In school, the word grade can also be used to talk about the score (percentage you answered correctly) you got on a test. An A is the best grade, and an F is the worst.

For example:

  • What grade did you get on your project?
  • You need to receive a higher grade to pass the class.


Students need something to carry their books, notebooks, and supplies around in school. Most students use a backpack to do so (this). A backpack is a large bag with two straps you put around your shoulders that is used to carry around school supplies.

For example:

  • Get your homework out of your backpacks, please.
  • Remember to take your backpack!
  • No backpacks are allowed in the museum.


Where do students keep their coats and supplies they’re not using? In a locker! A locker is a large metal cabinet with a lock (something you use to keep it closed) on it. Students can store (keep things) they’re not using in it. Usually school children are given lockers when they change classes for each subject, starting in middle school or 6th grade.

For example:

  • I have to stop at my locker before my next class to get my math notebook.
  • My coat is in my locker.


Young children need a break from school sometimes. They need time to run around and play with their friends on a playground. This is exactly what recess is for! Recess is a small break from school, usually after mid-morning, for kids to play.

For example:

  • The children had recess inside today because it was raining.
  • My favorite part of school was recess and lunch! Haha!

Home room

Once you’re in middle or latest high school, you’ll usually have home room. Home room is your very first class of the day. There, the teacher can see that you’re at school and go through the daily news. After home room, you move to different classes and teachers throughout the day.

For example:

  • Who do you have for home room this year?
  • Every student goes to home room before they attend (go to) their first class.

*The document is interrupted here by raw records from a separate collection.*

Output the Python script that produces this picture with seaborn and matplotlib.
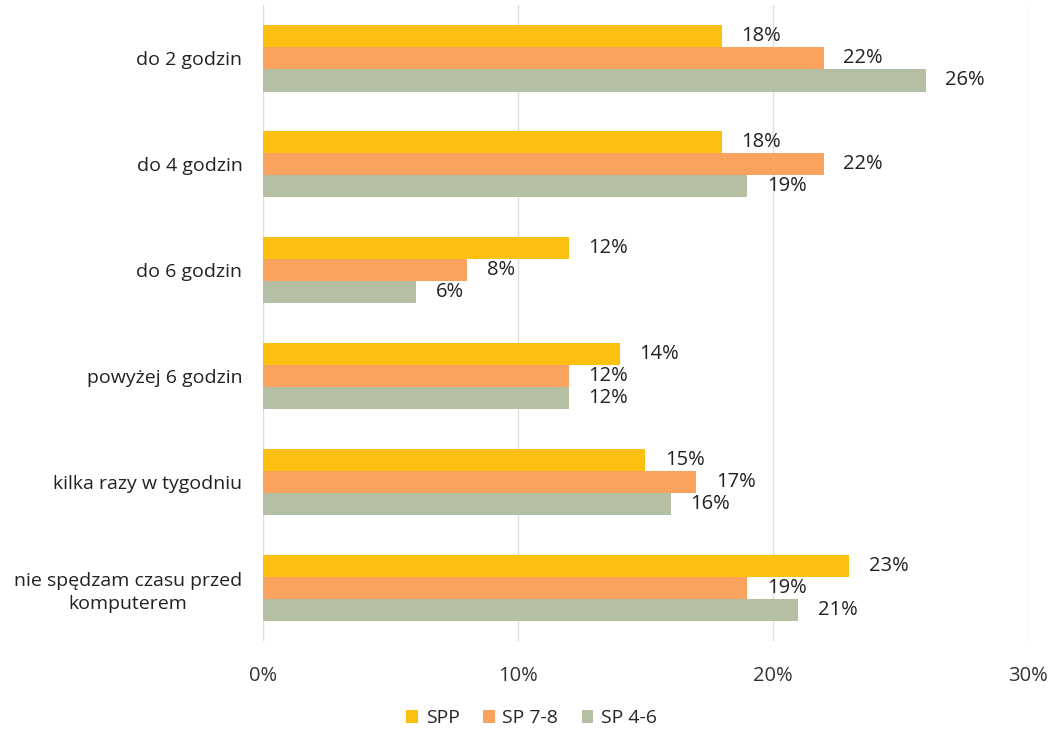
import pandas as pd
import matplotlib.pyplot as plt
import seaborn as sns

categories = ['do 2 godzin', 'do 4 godzin', 'do 6 godzin', 'powyżej 6 godzin',
              'kilka razy w tygodniu', 'nie spędzam czasu przed\nkomputerem']
series = ['SPP', 'SP 7-8', 'SP 4-6']
spp = [18, 18, 12, 14, 15, 23]
sp78 = [22, 22, 8, 12, 17, 19]
sp46 = [26, 19, 6, 12, 16, 21]
colors = ['#FDC010', '#F9A35E', '#B4BFA4']

df = pd.DataFrame({
    'kategoria': categories * 3,
    'grupa': [s for s in series for _ in categories],
    'wartosc': spp + sp78 + sp46,
})

sns.set_style('white')
plt.rcParams['font.family'] = ['Open Sans', 'DejaVu Sans']

fig = plt.figure(figsize=(10.53, 7.33), dpi=100)
ax = fig.add_axes([0.25, 0.1255, 0.726, 0.8675])

sns.barplot(data=df, y='kategoria', x='wartosc', hue='grupa', orient='h',
            palette=colors, saturation=1, width=0.63, gap=0, linewidth=0,
            ax=ax, errorbar=None)

for cont in ax.containers:
    ax.bar_label(cont, labels=[f'{v:.0f}%' for v in cont.datavalues],
                 padding=14, fontsize=14.5, color='#222222')

ax.set_xlim(0, 30)
ax.set_xticks([0, 10, 20, 30])
ax.set_xticklabels(['0%', '10%', '20%', '30%'], fontsize=14.5, color='#333333')
ax.set_yticks(range(len(categories)))
ax.set_yticklabels(categories, fontsize=14, color='#222222',
                   multialignment='center', linespacing=1.35)
ax.tick_params(axis='x', pad=18, length=0)
ax.tick_params(axis='y', length=0, pad=15)
ax.set_xlabel('')
ax.set_ylabel('')
ax.grid(axis='x', color='#dddddd', linewidth=1)
ax.set_axisbelow(True)
for s in ax.spines.values():
    s.set_visible(False)

handles, labels = ax.get_legend_handles_labels()
ax.legend(handles, labels, loc='lower center', bbox_to_anchor=(0.505, -0.016),
          bbox_transform=fig.transFigure, ncol=3, frameon=False, fontsize=14,
          handlelength=0.6, handleheight=0.6, handletextpad=0.4, columnspacing=1.2)

fig.savefig('out.png', dpi=100)
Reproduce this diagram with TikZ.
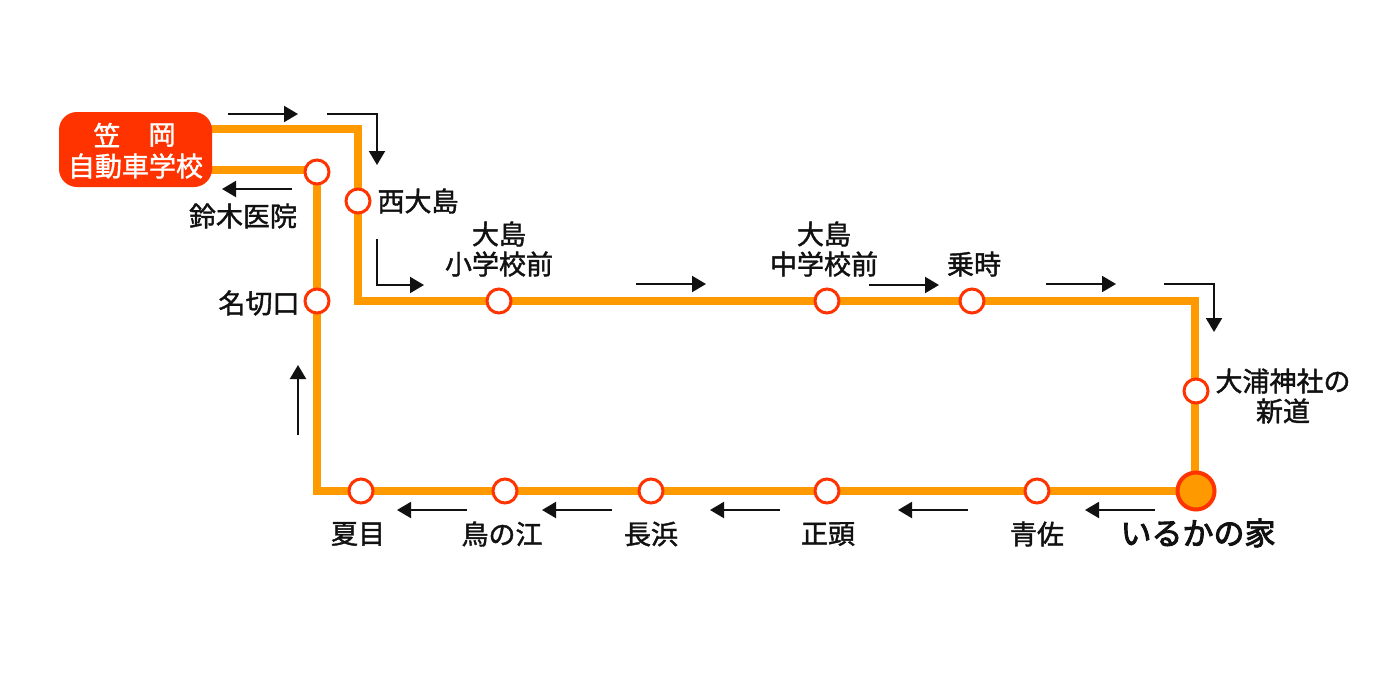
\documentclass[tikz,border=0pt]{standalone}
\usepackage{fontspec}
\setmainfont{Noto Sans CJK JP}
\newfontfamily\labfont[FakeBold=1.5]{Noto Sans CJK JP}
\newfontfamily\homefont[FakeBold=3]{Noto Sans CJK JP}
\usetikzlibrary{arrows.meta,calc}
\definecolor{routeorange}{HTML}{FF9900}
\definecolor{stopred}{HTML}{FF3300}
\definecolor{labelink}{HTML}{111111}
\tikzset{
  x=0.5pt,y=-0.5pt,
  route/.style={draw=routeorange,line width=3.8pt,line join=miter},
  stop/.style={circle,draw=stopred,fill=white,line width=1.5pt,minimum size=12pt,inner sep=0pt},
  home/.style={circle,draw=stopred,fill=routeorange,line width=2pt,minimum size=18.5pt,inner sep=0pt},
  lab/.style={font=\labfont\fontsize{13.5pt}{15pt}\selectfont,text=labelink,align=center,inner sep=0pt},
  homelab/.style={font=\homefont\fontsize{15.5pt}{17pt}\selectfont,text=labelink,inner sep=0pt},
  dir/.style={draw=labelink,line width=1pt,-{Triangle[length=7pt,width=8pt]}},
  school/.style={rounded corners=9pt,fill=stopred,draw=none,minimum width=76.5pt,minimum height=37.5pt,inner sep=0pt},
  schooltext/.style={font=\labfont\fontsize{13.5pt}{15pt}\selectfont,text=white,inner sep=0pt},
}
\begin{document}
\begin{tikzpicture}
\useasboundingbox[fill=white] (0,0) rectangle (1400,680);
% route coordinates
\coordinate (t1) at (205,129);
\coordinate (c1) at (358,129);
\coordinate (c2) at (358,301);
\coordinate (c3) at (1195,301);
\coordinate (c4) at (317,491);
\coordinate (c5) at (317,170);
\coordinate (t2) at (205,170);
\coordinate (ph) at (1195,491);
\draw[route] (t1) -- (c1) -- (c2) -- (c3) -- (ph) -- (c4) -- (c5) -- (t2);
% school
\node[school] (box) at (135.5,149.5) {};
\node[schooltext] (s1) at (107,135) {笠};
\node[schooltext] (s2) at (162,135) {岡};
\node[schooltext] (s3) at (135.5,166) {自動車学校};
% stops
\node[stop] (a) at (317,172) {};
\node[stop] (b) at (358,201) {};
\node[stop] (c) at (317,301) {};
\node[stop] (d) at (499,301) {};
\node[stop] (e) at (827,301) {};
\node[stop] (f) at (972,301) {};
\node[stop] (g) at (1196,391) {};
\node[home] (hm) at (1196,491) {};
\node[stop] (h) at (1037,491) {};
\node[stop] (i) at (827,491) {};
\node[stop] (j) at (651,491) {};
\node[stop] (k) at (505,491) {};
\node[stop] (l) at (361,491) {};
% labels
\node[lab] (la) at (243,216) {鈴木医院};
\node[lab] (lb) at (418,201) {西大島};
\node[lab] (lc) at (259,303) {名切口};
\node[lab] (ld) at (499,249) {大島\\小学校前};
\node[lab] (le) at (824,249) {大島\\中学校前};
\node[lab] (lf) at (974,264) {乗時};
\node[lab] (lg) at (1283,396) {大浦神社の\\新道};
\node[lab] (lh) at (1037,534) {青佐};
\node[lab] (li) at (828,534) {正頭};
\node[lab] (lj) at (651,534) {長浜};
\node[lab] (lk) at (502,534) {鳥の江};
\node[lab] (ll) at (358,534) {夏目};
\node[homelab] (lm) at (1198,533) {いるかの家};
% direction arrows
\coordinate (a1s) at (228,114); \coordinate (a1e) at (298,114);
\coordinate (a2s) at (327,114); \coordinate (a2m) at (377,114); \coordinate (a2e) at (377,165);
\coordinate (a3s) at (292,189); \coordinate (a3e) at (222,189);
\coordinate (a4s) at (377,239); \coordinate (a4m) at (377,285); \coordinate (a4e) at (424,285);
\coordinate (a5s) at (636,284); \coordinate (a5e) at (706,284);
\coordinate (a6s) at (869,285); \coordinate (a6e) at (939,285);
\coordinate (a7s) at (1046,284); \coordinate (a7e) at (1116,284);
\coordinate (a8s) at (1164,284); \coordinate (a8m) at (1214,284); \coordinate (a8e) at (1214,332);
\coordinate (a9s) at (1155,510); \coordinate (a9e) at (1085,510);
\coordinate (a10s) at (968,510); \coordinate (a10e) at (898,510);
\coordinate (a11s) at (780,510); \coordinate (a11e) at (710,510);
\coordinate (a12s) at (612,510); \coordinate (a12e) at (542,510);
\coordinate (a13s) at (467,510); \coordinate (a13e) at (397,510);
\coordinate (a14s) at (298,435); \coordinate (a14e) at (298,365);
\draw[dir] (a1s) -- (a1e);
\draw[dir] (a2s) -- (a2m) -- (a2e);
\draw[dir] (a3s) -- (a3e);
\draw[dir] (a4s) -- (a4m) -- (a4e);
\draw[dir] (a5s) -- (a5e);
\draw[dir] (a6s) -- (a6e);
\draw[dir] (a7s) -- (a7e);
\draw[dir] (a8s) -- (a8m) -- (a8e);
\draw[dir] (a9s) -- (a9e);
\draw[dir] (a10s) -- (a10e);
\draw[dir] (a11s) -- (a11e);
\draw[dir] (a12s) -- (a12e);
\draw[dir] (a13s) -- (a13e);
\draw[dir] (a14s) -- (a14e);
\end{tikzpicture}
\end{document}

Some people like homework, and some people don’t. Homework is work given by the teacher to do at home. Homework is meant to help you practice what you learned in school that day.

For example:

  • I have no homework tonight!
  • What did your teacher give you for homework today?

Test / Quiz / Pop Quiz

Tests, quizzes, and pop quizzes are an important part of school work. They help show your teachers how much you’ve learned and give you a good idea of what you still need to work on.

A pop quiz is a surprise quiz that the teacher didn’t tell you about beforehand (before the quiz took place). A quiz is a couple of questions that tests your progress. A test is much longer than a quiz, usually worth more for the class, and is given at the end of a unit or semester. There are usually more quizzes in a class than big tests.

For example:

  • Our teacher gave us a pop quiz today-I’m so glad I studied my back-to-school vocabulary last night!
  • There’s going to be a short quiz on Monday.
  • We have a test on Friday that I need to study for.


How do you prepare for a quiz or test? You study! Studying is when you review the information you were taught in class in order to (so that you can) prepare (get ready) for a test or quiz. Studying helps you to remember (review) what you’ve learned.

For example:

  • I can’t go out this weekend. I have to study for an exam on Tuesday.
  • He studied very hard for the end of year tests.

Do you know someone going back to school soon? Why not share this back-to-school vocabulary with them? Share your back-to-school experiences with us in the comments below!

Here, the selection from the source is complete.